Scottish seven-year-olds are more active than other children in the UK of the same age - and are less likely to be considered obese, a study has found.
Researchers are tracking the development of 15,000 youngsters born in the UK between 2000 and 2002, including more than 1,600 in Scotland.
They found that Scottish children were most likely to take part in sports and physical activities.
The findings are from London University's Institute of Education.
Its latest survey of the Millennium Cohort was carried out in 2008/09.
It found more than half of Scots seven-year-olds (55%) walked to school each day.
In Northern Ireland it was only one in four children of the same age.
Almost half of Scottish children surveyed said they were involved in organised after-school or weekend activities at least twice a week.
Some 27% took part in sport less than once a week or never, but the figure was higher in the other countries of the UK.
The researchers found there were fewer overweight and obese children in Scotland and England than in Northern Ireland and Wales.
Five per cent of Scottish seven-year-olds and 6% of English youngsters were said to be obese, compared with 7.5% of Welsh children and 8% of Northern Irish children.
Experts said the results did not necessarily mean that children in Northern Ireland and Wales were heavier simply because they were less active than Scots.
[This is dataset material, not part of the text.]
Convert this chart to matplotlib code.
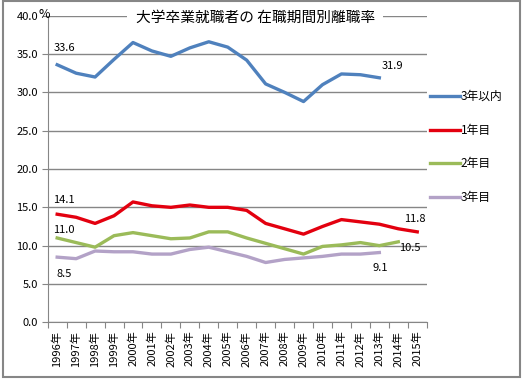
import matplotlib
matplotlib.use('Agg')
import matplotlib.pyplot as plt
from matplotlib.patches import Rectangle
from matplotlib.lines import Line2D
import numpy as np

plt.rcParams['font.family'] = ['Noto Sans CJK JP', 'DejaVu Sans']

# data
years = [str(y) + '年' for y in range(1996, 2016)]
within3 = [33.6, 32.5, 32.0, 34.3, 36.5, 35.4, 34.7, 35.8, 36.6, 35.9,
           34.2, 31.1, 30.0, 28.8, 31.0, 32.4, 32.3, 31.9]
year1 = [14.1, 13.7, 12.9, 13.9, 15.7, 15.2, 15.0, 15.3, 15.0, 15.0,
         14.6, 12.9, 12.2, 11.5, 12.5, 13.4, 13.1, 12.8, 12.2, 11.8]
year2 = [11.0, 10.4, 9.8, 11.3, 11.7, 11.3, 10.9, 11.0, 11.8, 11.8,
         11.0, 10.3, 9.6, 8.9, 9.9, 10.1, 10.4, 10.0, 10.5]
year3 = [8.5, 8.3, 9.3, 9.2, 9.2, 8.9, 8.9, 9.5, 9.8, 9.2,
         8.6, 7.8, 8.2, 8.4, 8.6, 8.9, 8.9, 9.1]
names = ['3年以内', '1年目', '2年目', '3年目']
colors = ['#4F81BD', '#E3000F', '#9BBB59', '#B3A2C7']

fig = plt.figure(figsize=(5.23, 3.83), dpi=100)
ax = fig.add_axes([0.0912, 0.1585, 0.7247, 0.8005])

series = [within3, year1, year2, year3]
for vals, c in zip(series, colors):
    ax.plot(np.arange(len(vals)), vals, color=c, lw=2.4, solid_joinstyle='round')

ax.set_xlim(-0.5, len(years) - 0.5)
ax.set_ylim(0, 40)
ax.set_yticks(np.arange(0, 40.1, 5))
ax.set_yticklabels(['%.1f' % v for v in np.arange(0, 40.1, 5)], fontsize=8)
ax.set_xticks(np.arange(-0.5, len(years), 1))
ax.set_xticklabels([])
ax.set_xticks(np.arange(len(years)), minor=True)
ax.set_xticklabels(years, minor=True, rotation=90, fontsize=8)
ax.tick_params(axis='x', which='major', length=4, color='#868686')
ax.tick_params(axis='x', which='minor', length=0, pad=6)
ax.tick_params(axis='y', length=4, color='#868686', pad=3)
ax.grid(axis='y', color='#868686', lw=1)
ax.set_axisbelow(True)
for s in ['top', 'right']:
    ax.spines[s].set_visible(False)
for s in ['left', 'bottom']:
    ax.spines[s].set_color('#868686')

# data labels (offsets in pixels)
def lab(x, y, dx, dy):
    ax.annotate('%.1f' % y, (x, y), xytext=(dx, dy), textcoords='offset pixels',
                ha='center', va='center', fontsize=8)

lab(0, within3[0], 7, 17)
lab(len(within3) - 1, within3[-1], 13, 12)
lab(0, year1[0], 7, 14)
lab(len(year1) - 1, year1[-1], -2, 13)
lab(0, year2[0], 7, 8)
lab(len(year2) - 1, year2[-1], 12, -6)
lab(0, year3[0], 7, -17)
lab(len(year3) - 1, year3[-1], 1, -15)

fig.text(0.488, 1 - 18 / 383, '大学卒業就職者の 在職期間別離職率', ha='center', va='center',
         fontsize=10.6, bbox=dict(facecolor='white', edgecolor='none', pad=6))
fig.text(44 / 523, 1 - 14 / 383, '%', ha='center', va='center', fontsize=9)

handles = [Line2D([0], [0], color=c, lw=2.4) for c in colors]
fig.legend(handles, names, loc='upper left', bbox_to_anchor=(430 / 523, 1 - 90 / 383),
           frameon=False, fontsize=8.5, handlelength=2.5, handletextpad=0.1,
           labelspacing=1.75, borderpad=0, borderaxespad=0)

fig.patches.append(Rectangle((0.006, 0.015), 0.988, 0.982, transform=fig.transFigure,
                             fill=False, edgecolor='#868686', lw=1.5))

fig.savefig('out.png', dpi=100)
Study director Professor Heather Joshi said: "Activity levels are only one of many influences on children's weight about which our study is collecting information.
"It is also possible that children's weight affects how active they are."
The findings appear in a report published by the Institute's Centre for Longitudinal Studies.
The report also looked at other areas, such as children's education, their family backgrounds and happiness.
It revealed that 53% of Scots seven-year-olds are living with married natural parents - a lower percentage than in Northern Ireland and England, but higher than in Wales.
Experts also found that the Scottish children examined had the lowest rate of income poverty at the age of seven - 26% compared with 33% in Wales.
More than four in 10 seven-year-olds in Scotland said they always feel happy, compared with 35% of English children.